-- START Entries provided --

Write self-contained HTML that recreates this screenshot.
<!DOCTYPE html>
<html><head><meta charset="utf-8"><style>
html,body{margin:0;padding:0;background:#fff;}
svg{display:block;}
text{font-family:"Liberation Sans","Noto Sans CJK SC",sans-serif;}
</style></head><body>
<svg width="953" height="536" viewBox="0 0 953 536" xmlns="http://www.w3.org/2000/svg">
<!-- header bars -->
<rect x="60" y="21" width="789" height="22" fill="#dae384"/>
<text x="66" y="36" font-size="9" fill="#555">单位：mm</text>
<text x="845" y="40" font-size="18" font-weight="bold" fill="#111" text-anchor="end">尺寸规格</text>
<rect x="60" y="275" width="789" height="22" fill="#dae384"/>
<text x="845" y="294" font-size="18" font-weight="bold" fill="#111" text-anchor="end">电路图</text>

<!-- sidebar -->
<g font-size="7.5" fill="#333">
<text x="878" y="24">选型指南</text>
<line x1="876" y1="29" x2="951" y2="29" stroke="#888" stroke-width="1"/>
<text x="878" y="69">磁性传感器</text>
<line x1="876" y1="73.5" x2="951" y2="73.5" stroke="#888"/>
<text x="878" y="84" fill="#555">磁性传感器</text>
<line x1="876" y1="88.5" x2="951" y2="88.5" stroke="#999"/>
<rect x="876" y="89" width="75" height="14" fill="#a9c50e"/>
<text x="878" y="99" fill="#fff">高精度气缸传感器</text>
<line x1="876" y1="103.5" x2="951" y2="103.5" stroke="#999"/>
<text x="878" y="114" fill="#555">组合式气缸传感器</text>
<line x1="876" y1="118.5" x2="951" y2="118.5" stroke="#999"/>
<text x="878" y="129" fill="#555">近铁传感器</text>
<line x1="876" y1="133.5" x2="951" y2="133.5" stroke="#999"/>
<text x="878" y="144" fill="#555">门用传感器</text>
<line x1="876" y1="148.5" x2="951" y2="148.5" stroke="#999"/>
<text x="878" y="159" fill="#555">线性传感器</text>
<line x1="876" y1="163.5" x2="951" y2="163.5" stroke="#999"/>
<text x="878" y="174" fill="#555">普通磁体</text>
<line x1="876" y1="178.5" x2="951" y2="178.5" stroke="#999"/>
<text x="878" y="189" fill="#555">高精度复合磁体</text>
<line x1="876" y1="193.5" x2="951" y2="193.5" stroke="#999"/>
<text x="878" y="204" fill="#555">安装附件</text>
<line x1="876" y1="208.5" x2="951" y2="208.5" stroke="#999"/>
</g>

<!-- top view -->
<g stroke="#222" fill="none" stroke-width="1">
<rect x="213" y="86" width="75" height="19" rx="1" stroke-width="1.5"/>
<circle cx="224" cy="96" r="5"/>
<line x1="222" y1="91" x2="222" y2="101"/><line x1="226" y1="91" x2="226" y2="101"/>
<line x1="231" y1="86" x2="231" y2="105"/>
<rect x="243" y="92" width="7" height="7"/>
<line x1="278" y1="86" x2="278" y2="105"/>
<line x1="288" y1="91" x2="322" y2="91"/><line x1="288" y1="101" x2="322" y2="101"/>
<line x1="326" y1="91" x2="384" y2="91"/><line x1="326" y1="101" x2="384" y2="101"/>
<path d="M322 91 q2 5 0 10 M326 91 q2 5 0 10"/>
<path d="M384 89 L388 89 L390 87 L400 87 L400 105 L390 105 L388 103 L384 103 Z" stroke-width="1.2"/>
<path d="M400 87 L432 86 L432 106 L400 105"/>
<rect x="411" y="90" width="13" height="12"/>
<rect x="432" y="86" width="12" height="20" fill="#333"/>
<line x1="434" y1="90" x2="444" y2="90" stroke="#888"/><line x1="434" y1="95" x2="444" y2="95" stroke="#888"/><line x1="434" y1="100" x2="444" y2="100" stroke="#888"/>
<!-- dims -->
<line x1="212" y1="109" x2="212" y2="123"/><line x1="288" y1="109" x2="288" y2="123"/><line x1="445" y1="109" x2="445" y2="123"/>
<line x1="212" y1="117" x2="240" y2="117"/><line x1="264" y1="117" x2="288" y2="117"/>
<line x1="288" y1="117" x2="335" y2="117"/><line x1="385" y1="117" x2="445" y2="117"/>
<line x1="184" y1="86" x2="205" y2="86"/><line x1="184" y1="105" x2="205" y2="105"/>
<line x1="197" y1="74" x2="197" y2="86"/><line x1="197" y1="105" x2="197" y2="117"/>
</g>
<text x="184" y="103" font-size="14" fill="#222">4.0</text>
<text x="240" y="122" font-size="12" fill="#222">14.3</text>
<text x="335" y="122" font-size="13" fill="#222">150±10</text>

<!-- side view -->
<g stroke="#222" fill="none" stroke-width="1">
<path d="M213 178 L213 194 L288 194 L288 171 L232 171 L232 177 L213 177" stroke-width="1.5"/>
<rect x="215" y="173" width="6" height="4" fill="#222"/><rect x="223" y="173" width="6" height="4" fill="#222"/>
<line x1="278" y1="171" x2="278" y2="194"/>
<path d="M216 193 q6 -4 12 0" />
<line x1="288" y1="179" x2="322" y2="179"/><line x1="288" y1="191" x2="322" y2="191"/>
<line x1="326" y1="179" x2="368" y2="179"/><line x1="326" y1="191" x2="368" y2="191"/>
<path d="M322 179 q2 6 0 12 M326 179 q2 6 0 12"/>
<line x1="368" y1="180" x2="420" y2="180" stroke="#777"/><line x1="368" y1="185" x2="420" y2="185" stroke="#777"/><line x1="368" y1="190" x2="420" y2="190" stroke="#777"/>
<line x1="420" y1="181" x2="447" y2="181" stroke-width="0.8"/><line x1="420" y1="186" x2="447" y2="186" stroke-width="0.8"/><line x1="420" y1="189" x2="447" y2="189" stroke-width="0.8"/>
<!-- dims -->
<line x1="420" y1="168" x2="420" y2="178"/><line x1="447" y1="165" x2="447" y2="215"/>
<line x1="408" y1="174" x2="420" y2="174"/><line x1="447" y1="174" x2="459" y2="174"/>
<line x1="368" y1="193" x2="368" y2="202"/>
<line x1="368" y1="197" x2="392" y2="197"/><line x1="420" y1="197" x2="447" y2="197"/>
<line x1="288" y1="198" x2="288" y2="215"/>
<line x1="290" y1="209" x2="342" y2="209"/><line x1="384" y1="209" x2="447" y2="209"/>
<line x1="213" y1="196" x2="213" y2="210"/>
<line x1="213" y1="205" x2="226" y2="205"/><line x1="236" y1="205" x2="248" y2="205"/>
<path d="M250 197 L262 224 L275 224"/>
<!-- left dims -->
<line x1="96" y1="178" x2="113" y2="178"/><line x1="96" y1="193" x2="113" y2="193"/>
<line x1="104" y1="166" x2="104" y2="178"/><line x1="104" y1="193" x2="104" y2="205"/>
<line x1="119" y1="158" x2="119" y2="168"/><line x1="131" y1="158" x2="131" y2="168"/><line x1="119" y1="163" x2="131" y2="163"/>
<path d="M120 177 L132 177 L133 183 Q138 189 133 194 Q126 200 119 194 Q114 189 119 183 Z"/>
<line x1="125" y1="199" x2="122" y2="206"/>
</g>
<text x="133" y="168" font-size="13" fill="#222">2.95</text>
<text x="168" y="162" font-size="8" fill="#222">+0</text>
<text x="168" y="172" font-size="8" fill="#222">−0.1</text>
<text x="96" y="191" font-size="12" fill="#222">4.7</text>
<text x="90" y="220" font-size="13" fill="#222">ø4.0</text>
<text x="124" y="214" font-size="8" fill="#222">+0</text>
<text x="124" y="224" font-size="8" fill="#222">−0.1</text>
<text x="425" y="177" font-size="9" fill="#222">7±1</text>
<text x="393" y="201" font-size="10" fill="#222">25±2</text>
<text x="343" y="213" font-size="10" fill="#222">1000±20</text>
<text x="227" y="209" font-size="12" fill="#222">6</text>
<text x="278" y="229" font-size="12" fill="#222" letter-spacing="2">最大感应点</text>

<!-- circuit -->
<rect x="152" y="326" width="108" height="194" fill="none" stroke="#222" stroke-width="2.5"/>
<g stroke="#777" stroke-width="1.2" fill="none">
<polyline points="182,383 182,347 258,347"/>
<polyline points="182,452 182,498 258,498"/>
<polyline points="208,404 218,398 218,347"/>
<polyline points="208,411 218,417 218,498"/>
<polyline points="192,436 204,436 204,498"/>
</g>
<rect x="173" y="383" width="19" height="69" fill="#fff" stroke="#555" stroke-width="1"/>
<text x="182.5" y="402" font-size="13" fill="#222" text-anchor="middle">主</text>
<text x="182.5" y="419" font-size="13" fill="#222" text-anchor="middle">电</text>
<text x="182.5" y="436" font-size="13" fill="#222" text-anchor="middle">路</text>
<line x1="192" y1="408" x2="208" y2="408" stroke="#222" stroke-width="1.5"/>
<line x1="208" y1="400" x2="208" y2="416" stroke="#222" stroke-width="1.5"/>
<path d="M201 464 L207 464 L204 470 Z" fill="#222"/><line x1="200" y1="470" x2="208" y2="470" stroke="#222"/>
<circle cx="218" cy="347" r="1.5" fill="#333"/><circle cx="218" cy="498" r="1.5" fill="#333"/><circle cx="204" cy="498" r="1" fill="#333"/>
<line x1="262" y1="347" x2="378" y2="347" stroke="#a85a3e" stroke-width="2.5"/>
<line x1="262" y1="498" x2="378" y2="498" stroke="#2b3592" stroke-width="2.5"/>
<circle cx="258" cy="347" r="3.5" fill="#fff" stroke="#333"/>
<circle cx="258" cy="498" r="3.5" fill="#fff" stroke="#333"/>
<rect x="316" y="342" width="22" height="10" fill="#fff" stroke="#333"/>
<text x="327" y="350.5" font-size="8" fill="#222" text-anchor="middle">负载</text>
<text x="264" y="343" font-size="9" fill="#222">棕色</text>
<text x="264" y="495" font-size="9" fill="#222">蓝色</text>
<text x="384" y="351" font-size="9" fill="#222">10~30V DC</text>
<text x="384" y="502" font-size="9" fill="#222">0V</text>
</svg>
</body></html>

-- END Entries provided --
-- START Entries provided --

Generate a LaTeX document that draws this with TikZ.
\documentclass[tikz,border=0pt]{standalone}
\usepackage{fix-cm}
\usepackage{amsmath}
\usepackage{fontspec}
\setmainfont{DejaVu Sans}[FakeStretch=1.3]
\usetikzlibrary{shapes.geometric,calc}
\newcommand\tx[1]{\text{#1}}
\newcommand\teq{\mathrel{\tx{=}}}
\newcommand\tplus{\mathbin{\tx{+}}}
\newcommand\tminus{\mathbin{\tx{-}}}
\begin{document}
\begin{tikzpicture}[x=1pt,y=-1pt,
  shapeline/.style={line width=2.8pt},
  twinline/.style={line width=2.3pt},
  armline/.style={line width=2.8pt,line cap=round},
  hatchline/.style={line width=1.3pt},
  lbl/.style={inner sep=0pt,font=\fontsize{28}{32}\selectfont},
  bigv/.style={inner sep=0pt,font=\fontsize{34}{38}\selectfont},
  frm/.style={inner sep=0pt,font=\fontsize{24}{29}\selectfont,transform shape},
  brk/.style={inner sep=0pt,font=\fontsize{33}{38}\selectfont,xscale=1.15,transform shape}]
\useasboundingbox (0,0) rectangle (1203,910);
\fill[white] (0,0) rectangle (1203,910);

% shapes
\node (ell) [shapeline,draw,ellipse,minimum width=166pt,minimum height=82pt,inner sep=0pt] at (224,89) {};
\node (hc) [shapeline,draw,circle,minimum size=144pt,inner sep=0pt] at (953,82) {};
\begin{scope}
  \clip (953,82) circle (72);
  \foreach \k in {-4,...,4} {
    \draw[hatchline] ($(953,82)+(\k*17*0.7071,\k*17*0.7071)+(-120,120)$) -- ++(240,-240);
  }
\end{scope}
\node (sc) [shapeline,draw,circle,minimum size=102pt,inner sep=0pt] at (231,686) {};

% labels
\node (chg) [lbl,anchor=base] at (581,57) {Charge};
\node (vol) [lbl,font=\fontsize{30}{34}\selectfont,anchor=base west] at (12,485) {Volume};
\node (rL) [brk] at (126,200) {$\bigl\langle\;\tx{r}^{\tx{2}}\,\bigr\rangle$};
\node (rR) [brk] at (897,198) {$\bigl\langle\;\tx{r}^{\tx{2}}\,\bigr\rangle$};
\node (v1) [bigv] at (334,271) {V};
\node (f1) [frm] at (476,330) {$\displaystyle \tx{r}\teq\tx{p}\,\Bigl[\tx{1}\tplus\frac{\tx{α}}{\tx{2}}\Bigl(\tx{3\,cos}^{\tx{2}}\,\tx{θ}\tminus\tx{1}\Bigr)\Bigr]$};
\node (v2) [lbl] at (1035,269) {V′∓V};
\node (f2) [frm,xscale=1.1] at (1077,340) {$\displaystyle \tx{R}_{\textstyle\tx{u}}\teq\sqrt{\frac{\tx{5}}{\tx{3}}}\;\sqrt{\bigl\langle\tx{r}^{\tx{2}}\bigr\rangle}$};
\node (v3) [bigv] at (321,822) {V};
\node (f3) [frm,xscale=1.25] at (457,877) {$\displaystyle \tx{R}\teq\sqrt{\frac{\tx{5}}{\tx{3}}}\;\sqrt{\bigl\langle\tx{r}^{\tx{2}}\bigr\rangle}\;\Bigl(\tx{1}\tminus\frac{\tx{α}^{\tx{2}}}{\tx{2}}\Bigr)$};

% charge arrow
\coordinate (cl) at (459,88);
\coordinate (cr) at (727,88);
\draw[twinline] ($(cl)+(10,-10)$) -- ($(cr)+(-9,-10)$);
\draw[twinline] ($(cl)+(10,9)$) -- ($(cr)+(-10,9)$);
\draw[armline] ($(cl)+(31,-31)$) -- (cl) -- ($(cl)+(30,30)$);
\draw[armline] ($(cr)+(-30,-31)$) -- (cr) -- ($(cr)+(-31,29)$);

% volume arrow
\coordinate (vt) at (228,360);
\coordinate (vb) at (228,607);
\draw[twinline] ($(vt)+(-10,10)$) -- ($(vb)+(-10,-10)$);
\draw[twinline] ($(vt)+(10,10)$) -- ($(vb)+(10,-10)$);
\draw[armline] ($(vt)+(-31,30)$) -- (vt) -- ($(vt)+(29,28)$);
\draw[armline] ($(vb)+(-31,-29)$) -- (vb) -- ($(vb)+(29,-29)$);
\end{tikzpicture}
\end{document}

-- END Entries provided --

→ **What you will do**
Quote exactly the lines running from the line with "Generate a LaTeX" through the line with "(sc) [shapeline,draw,circle,minimum size=102pt,inner", both ends included, and nothing more.

→ **Completed task**
Generate a LaTeX document that draws this with TikZ.
\documentclass[tikz,border=0pt]{standalone}
\usepackage{fix-cm}
\usepackage{amsmath}
\usepackage{fontspec}
\setmainfont{DejaVu Sans}[FakeStretch=1.3]
\usetikzlibrary{shapes.geometric,calc}
\newcommand\tx[1]{\text{#1}}
\newcommand\teq{\mathrel{\tx{=}}}
\newcommand\tplus{\mathbin{\tx{+}}}
\newcommand\tminus{\mathbin{\tx{-}}}
\begin{document}
\begin{tikzpicture}[x=1pt,y=-1pt,
  shapeline/.style={line width=2.8pt},
  twinline/.style={line width=2.3pt},
  armline/.style={line width=2.8pt,line cap=round},
  hatchline/.style={line width=1.3pt},
  lbl/.style={inner sep=0pt,font=\fontsize{28}{32}\selectfont},
  bigv/.style={inner sep=0pt,font=\fontsize{34}{38}\selectfont},
  frm/.style={inner sep=0pt,font=\fontsize{24}{29}\selectfont,transform shape},
  brk/.style={inner sep=0pt,font=\fontsize{33}{38}\selectfont,xscale=1.15,transform shape}]
\useasboundingbox (0,0) rectangle (1203,910);
\fill[white] (0,0) rectangle (1203,910);

% shapes
\node (ell) [shapeline,draw,ellipse,minimum width=166pt,minimum height=82pt,inner sep=0pt] at (224,89) {};
\node (hc) [shapeline,draw,circle,minimum size=144pt,inner sep=0pt] at (953,82) {};
\begin{scope}
  \clip (953,82) circle (72);
  \foreach \k in {-4,...,4} {
    \draw[hatchline] ($(953,82)+(\k*17*0.7071,\k*17*0.7071)+(-120,120)$) -- ++(240,-240);
  }
\end{scope}
\node (sc) [shapeline,draw,circle,minimum size=102pt,inner sep=0pt] at (231,686) {};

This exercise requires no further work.